…На спине у Евсюкова перекрещиваются ремни боевого снаряжения буквой Х, и кажется, если повернётся комиссар передом, должна появиться буква В (Христос Воскресе). Но этого нет. В Пасху, Христа Евсюков не верит. Верит в Советы, в Интернационал, в чеку и тяжёлый воронёный наган в узловатых и крепких пальцах”.
История по ходу календаря
Честно говоря, история первомартовцев для меня куда трагичнее, чем все эсэовские дела и даже метания интеллигенции между Омским правительством и большевиками.
Потому что она — ближе. Сытое, в общем-то стабильное общество, покушения как романтический спорт, одухотворённые лица на дагерротипах и заунывное пение Александра Городницкого "Улица Желябова, улица Перовской".
Причём в этой истории, как на картинке с зародышем в медицинском учебнике, видно всё — и убитые дети, и бессмысленность, и неповоротливое государство, что не может никого защитить, даже себя, и неправота всех, и кровь, и снег.
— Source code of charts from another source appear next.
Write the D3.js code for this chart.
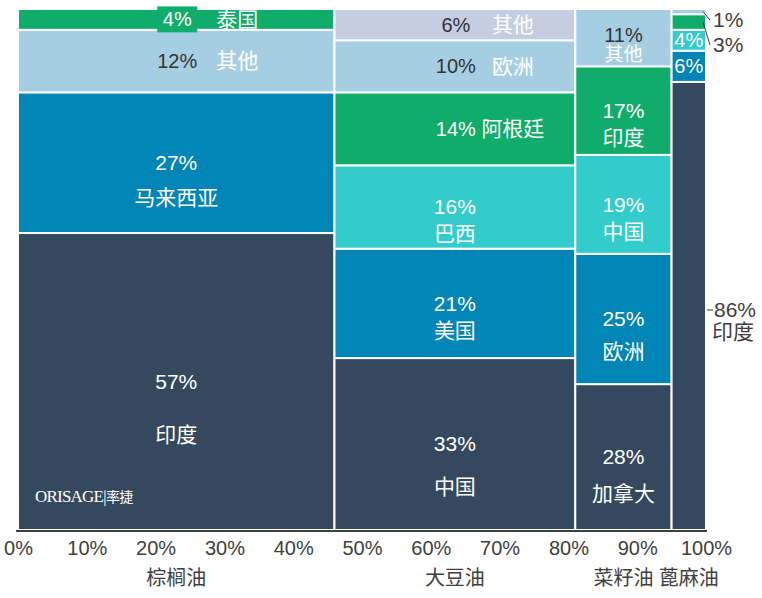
<!DOCTYPE html>
<html>
<head>
<meta charset="utf-8">
<script src="https://cdn.jsdelivr.net/npm/d3@7"></script>
<style>
  html, body { margin: 0; padding: 0; background: #fff; }
  svg { display: block; font-family: "Liberation Sans", "Noto Sans CJK SC", sans-serif; }
</style>
</head>
<body>
<div id="chart"></div>
<script>
// Column categories and their share of the total (x widths, %)
const categories = ["棕榈油", "大豆油", "菜籽油", "蓖麻油"];
const categoryShares = [46, 35, 14, 5];

// Segments per column, bottom to top
const segmentNames = [
    ["印度", "马来西亚", "其他", "泰国"],
    ["中国", "美国", "巴西", "阿根廷", "欧洲", "其他"],
    ["加拿大", "欧洲", "中国", "印度", "其他"],
    ["印度", "", "", "", ""]
];
const segmentValues = [
    [57, 27, 12, 4],
    [33, 21, 16, 14, 10, 6],
    [28, 25, 19, 17, 11],
    [86, 6, 4, 3, 1]
];

const tickValues = [0, 10, 20, 30, 40, 50, 60, 70, 80, 90, 100];

// Styling
const palette = {
    dark: "#34495e",
    blue: "#0085b7",
    teal: "#33cccc",
    green: "#10ac69",
    light: "#a6cee3",
    lavender: "#c5cee0"
};
const cellColorKeys = [
    ["dark", "blue", "light", "green"],
    ["dark", "blue", "teal", "green", "light", "lavender"],
    ["dark", "blue", "teal", "green", "light"],
    ["dark", "blue", "teal", "green", "light"]
];
const lightFills = new Set(["light", "lavender"]);

const width = 762, height = 598;
const svg = d3.select("#chart").append("svg")
    .attr("width", width)
    .attr("height", height);

const x = d3.scaleLinear().domain([0, 100]).range([18, 706]);
const y = d3.scaleLinear().domain([0, 100]).range([530, 9]);

// Build cells
const cells = [];
let colStart = 0;
categories.forEach((cat, ci) => {
    const colEnd = colStart + categoryShares[ci];
    let cum = 0;
    segmentValues[ci].forEach((v, si) => {
        cells.push({
            col: ci,
            name: segmentNames[ci][si],
            value: v,
            colorKey: cellColorKeys[ci][si],
            x0: x(colStart), x1: x(colEnd),
            y0: y(cum + v), y1: y(cum)
        });
        cum += v;
    });
    colStart = colEnd;
});

svg.append("g")
    .selectAll("rect")
    .data(cells)
    .join("rect")
    .attr("x", d => d.x0)
    .attr("y", d => d.y0)
    .attr("width", d => d.x1 - d.x0)
    .attr("height", d => d.y1 - d.y0)
    .attr("fill", d => palette[d.colorKey])
    .attr("stroke", "#fff")
    .attr("stroke-width", 2);

// Axis
const axis = svg.append("g")
    .attr("transform", `translate(0, ${y(0) + 1})`)
    .call(d3.axisBottom(x).tickValues(tickValues).tickFormat(d => d + "%").tickSize(0).tickPadding(10));
axis.select(".domain").attr("stroke", "#404040").attr("stroke-width", 2).attr("d", `M16,0H707`);
axis.selectAll("text")
    .attr("fill", "#404040")
    .style("font-size", "20px")
    .style("font-family", "Liberation Sans, Noto Sans CJK SC, sans-serif");

// Category labels under the axis
colStart = 0;
const catCenters = categoryShares.map(s => {
    const c = x(colStart + s / 2);
    colStart += s;
    return c;
});
svg.append("g")
    .selectAll("text")
    .data(categories)
    .join("text")
    .attr("x", (d, i) => catCenters[i])
    .attr("y", 578)
    .attr("dy", "0.35em")
    .attr("text-anchor", "middle")
    .attr("fill", "#404040")
    .style("font-size", "20px")
    .text(d => d);

// Cell labels
const labels = svg.append("g").style("font-size", "21px");
let outsideIndex = 0;
cells.slice().sort((a, b) => a.y0 - b.y0).forEach(d => {
    const w = d.x1 - d.x0, h = d.y1 - d.y0;
    const cx = (d.x0 + d.x1) / 2, cy = (d.y0 + d.y1) / 2;
    const pctColor = lightFills.has(d.colorKey) ? "#333" : "#fff";
    const pct = d.value + "%";

    if (w < 50) {
        if (h > 100) {
            // big narrow cell: label outside on the right with a short tick
            labels.append("line")
                .attr("x1", d.x1 + 1).attr("x2", d.x1 + 7)
                .attr("y1", cy + 4).attr("y2", cy + 4)
                .attr("stroke", "#404040");
            labels.append("text").attr("x", d.x1 + 8).attr("y", cy + 4).attr("dy", "0.35em")
                .attr("fill", "#404040").text(pct);
            labels.append("text").attr("x", d.x1 + 6).attr("y", cy + 26).attr("dy", "0.35em")
                .attr("fill", "#404040").text(d.name);
        } else if (h >= 18) {
            labels.append("text").attr("x", cx).attr("y", cy).attr("dy", "0.35em")
                .attr("text-anchor", "middle").attr("fill", pctColor)
                .style("font-size", "20px").text(pct);
        } else {
            const ly = y(100) + 11 + 25 * outsideIndex++;
            labels.append("line")
                .attr("x1", d.x1 - 3).attr("y1", cy)
                .attr("x2", d.x1 + 4).attr("y2", ly)
                .attr("stroke", "#404040");
            labels.append("text").attr("x", d.x1 + 7).attr("y", ly).attr("dy", "0.35em")
                .attr("fill", "#404040").text(pct);
        }
        return;
    }

    if (h < 75 && w > 120) {
        // side by side
        const px = cx + 1;
        if (h < 24) {
            labels.append("rect")
                .attr("x", px - 20).attr("y", cy - 13)
                .attr("width", 40).attr("height", 26)
                .attr("fill", palette[d.colorKey]);
        }
        labels.append("text").attr("x", px).attr("y", cy).attr("dy", "0.35em")
            .attr("text-anchor", "middle").attr("fill", pctColor)
            .style("font-size", "20px").text(pct);
        labels.append("text").attr("x", px + (w > 280 ? 60 : 57)).attr("y", cy).attr("dy", "0.35em")
            .attr("text-anchor", "middle").attr("fill", "#fff").text(d.name);
        return;
    }

    if (h < 75) {
        // small cell in a narrow column: tight stack
        labels.append("text").attr("x", cx).attr("y", cy - 3).attr("dy", "0.35em")
            .attr("text-anchor", "middle").attr("fill", pctColor)
            .style("font-size", "20px").text(pct);
        labels.append("text").attr("x", cx).attr("y", cy + 17).attr("dy", "0.35em")
            .attr("text-anchor", "middle").attr("fill", "#fff")
            .style("font-size", "19px").text(d.name);
        return;
    }

    const offset = Math.max(27, Math.min(53, h * 0.25));
    labels.append("text").attr("x", cx).attr("y", cy).attr("dy", "0.35em")
        .attr("text-anchor", "middle").attr("fill", pctColor).text(pct);
    labels.append("text").attr("x", cx).attr("y", cy + offset).attr("dy", "0.35em")
        .attr("text-anchor", "middle").attr("fill", "#fff").text(d.name);
});

// Logo
const logo = svg.append("text")
    .attr("x", 35).attr("y", 502)
    .attr("fill", "#fff")
    .style("font-family", "Liberation Serif, DejaVu Serif, serif")
    .style("font-size", "17px")
    .style("letter-spacing", "-0.8px");
logo.append("tspan").text("ORISAGE");
logo.append("tspan").style("font-size", "14px").style("font-family", "Noto Sans CJK SC").text("|率捷");
</script>
</body>
</html>
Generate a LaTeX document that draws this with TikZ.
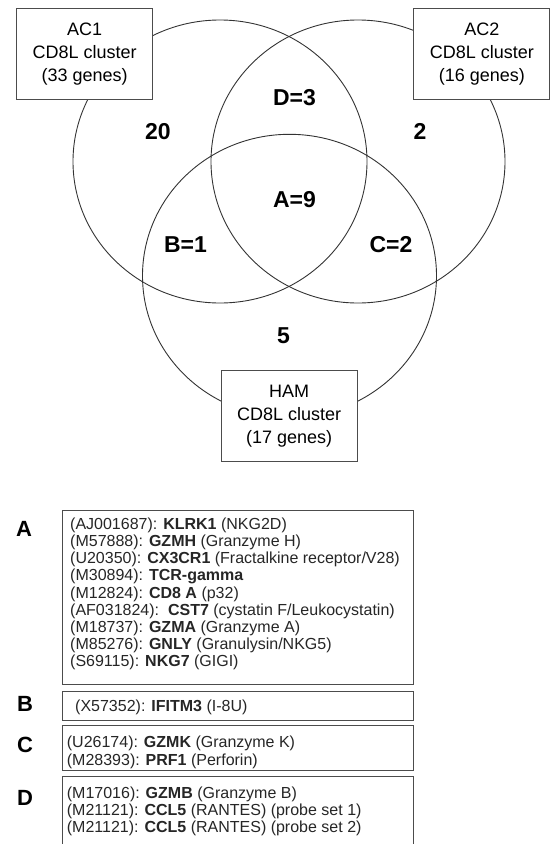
\documentclass[tikz,border=0pt]{standalone}
\usepackage{fontspec}
\setmainfont{Liberation Sans}
\setsansfont{Liberation Sans}
\usepackage{tikz}
\usetikzlibrary{shapes.geometric, positioning}

\begin{document}
\begin{tikzpicture}[x=1pt, y=-1pt, every node/.style={font=\sffamily}]
    % Styles
    \tikzstyle{set} = [ellipse, draw=black!80, line width=0.9pt, minimum width=294pt, minimum height=283pt, inner sep=0pt]
    \tikzstyle{setbox} = [rectangle, draw=black!70, fill=white, line width=0.9pt, minimum width=136pt, minimum height=91pt, align=center, inner sep=0pt, font=\sffamily\fontsize{18}{23}\selectfont]
    \tikzstyle{count} = [font=\sffamily\bfseries\fontsize{23}{23}\selectfont, inner sep=0pt]
    \tikzstyle{listbox} = [rectangle, draw=black!70, line width=0.9pt, minimum width=351.6pt, inner sep=0pt]
    \tikzstyle{listtext} = [align=left, inner sep=0pt, text=black!85, font=\sffamily\fontsize{16}{17.2}\selectfont]
    \tikzstyle{tag} = [font=\sffamily\bfseries\fontsize{22}{22}\selectfont, inner sep=0pt]

    \clip (0,0) rectangle (551,844);

    % Venn sets
    \node[set] (ac1) at (220,161.5) {};
    \node[set] (ac2) at (358,161.5) {};
    \node[set] (ham) at (289.5,275.8) {};

    % Set labels
    \node[setbox] (ac1box) at (84.7,53.7) {AC1\\CD8L cluster\\(33 genes)};
    \node[setbox] (ac2box) at (481.8,53.7) {AC2\\CD8L cluster\\(16 genes)};
    \node[setbox] (hambox) at (289.2,416.4) {HAM\\CD8L cluster\\(17 genes)};

    % Counts
    \node[count] (only1) at (158,131.7) {20};
    \node[count] (only2) at (420,131.7) {2};
    \node[count] (only3) at (283.6,335.7) {5};
    \node[count] (regD) at (294.5,97.3) {D=3};
    \node[count] (regA) at (294.5,199.3) {A=9};
    \node[count] (regB) at (185.5,244.3) {B=1};
    \node[count] (regC) at (391,244.3) {C=2};

    % Gene lists
    \node[listbox, anchor=north west, minimum height=174.3pt] (boxA) at (61.7,510) {};
    \node[listbox, below=5.7pt of boxA, minimum height=29.3pt] (boxB) {};
    \node[listbox, below=4pt of boxB, minimum height=44.4pt] (boxC) {};
    \node[listbox, below=5.6pt of boxC, minimum height=90pt] (boxD) {};

    \node[listtext, below right=7.5pt and 8.3pt of boxA.north west] (listA) {%
        (AJ001687): \textbf{KLRK1} (NKG2D)\\
        (M57888): \textbf{GZMH} (Granzyme H)\\
        (U20350): \textbf{CX3CR1} (Fractalkine receptor/V28)\\
        (M30894): \textbf{TCR-gamma}\\
        (M12824): \textbf{CD8 A} (p32)\\
        (AF031824):\ \ \textbf{CST7} (cystatin F/Leukocystatin)\\
        (M18737): \textbf{GZMA} (Granzyme A)\\
        (M85276): \textbf{GNLY} (Granulysin/NKG5)\\
        (S69115): \textbf{NKG7} (GIGI)};
    \node[listtext, below right=9.2pt and 13.3pt of boxB.north west] (listB) {(X57352): \textbf{IFITM3} (I-8U)};
    \node[listtext, below right=10.9pt and 5pt of boxC.north west] (listC) {%
        (U26174): \textbf{GZMK} (Granzyme K)\\
        (M28393): \textbf{PRF1} (Perforin)};
    \node[listtext, below right=10.2pt and 5pt of boxD.north west] (listD) {%
        (M17016): \textbf{GZMB} (Granzyme B)\\
        (M21121): \textbf{CCL5} (RANTES) (probe set 1)\\
        (M21121): \textbf{CCL5} (RANTES) (probe set 2)};

    % Tags
    \node[tag] (tagA) at (24,529) {A};
    \node[tag] (tagB) at (25,704) {B};
    \node[tag] (tagC) at (25,745) {C};
    \node[tag] (tagD) at (25,798) {D};
\end{tikzpicture}
\end{document}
Младенец растёт, увеличивается в размере, но сохраняет свою суть.
А во достойные люди говорят, что если спросить двадцатилетних, так для них первое марта — день убийства Листьева.
История в ночном
А не заняться ли мне ночным обжорством? Надо же счастья, а? надо?
История про день писателя
Сегодня — день писателя.
Я вам по этому поводу вот что скажу: нет более востребованного нынче писателя, чем Даниил Хармс. Любое событие современной жизни я могу предварить цитатой из него.
Вы уже догадались, какой эпиграф можно взять из него к сегодняшнему празднику? Да?
Ну, конечно — это знаменитый текст: «Четыре иллюстрации того, как новая идея огорашивает человека, к ней неподготовленного».
История про писателя Наумова
Посетил премию Белкина.
Премию дали Мамедову.
Отнёсся он к этому удивительно хладнокровно — вот что значит настоящий писатель.
После премии Белкина был приглашён к писателю Наумову.
Писатель Наумов шёл по улице, делая большие шаги своими длинными ногами.
Я бежал за ним, звеня и подпрыгивая, как достоевский пятак.
Когда я совсем не поспевал, то катился колобком по мартовскому льду.
Дети писателя Наумова расчищали дорогу и лупили зазевавшихся прохожих по головам дипломом своего отца.
профессор Бак смотрел на нас издали и говорил: "Какая редкость всё-таки среди писателей такая дружная семья".
А дома у писателя Наумова дома блины толщиной в палец.
Это было мне утешение.
История про Фейсбук
Знаете что, дорогие друзья? Если вы отвечаете на какие-то остроумные, так сказать, вопросы про меня в одном из приложений facebook, то лучше расскажите мне об этом сами. Вдруг там что интересное.
Я всё равно прочитать этого не могу.
А то facebook ко мне лезет с уведомлениями, и в какой-то момент разозлит этим настолько, что я просто зачищу отвечателей.
История про стихи
По-моему самым упоминаемым стихотворением в телевизоре этой весной будет гениальное:
История про март
…Но всё же в атмосфере происходили какие-то изменения. Настал март.
Однажды вечером я пошёл к Белорусскому вокзалу, по слякотным улицам к мосту, под которым начиналась толкучка, где стояли белорусы с сумками. Из сумок высовывались связки сарделек, и росли голые стволы колбас.
А ещё в этих сумках жили мокрые пачки творога, из них извлекались белые пакеты, а на пакетах было написано: «СМЯТАНА». А ещё из этих сумок доставали сыр, более похожий на брынзу, и суетились вокруг всего этого городские жители.
Дальше толклись московские старушки с батонами сервелата, хрустящим картофелем, пивом да водкой, ещё дальше стояли вереницей ларьки с дешёвым спиртом, шоколадом и бритвенными лезвиями. Из них неслась то резкая и хриплая, то заунывная, тоскливая и безрадостная музыка, электронная музыка большого города — и я шёл мимо неё.
Это был шум времени, он цеплял меня за ноги, хлюпал в промокших ботинках, колотился в уши, мешал думать.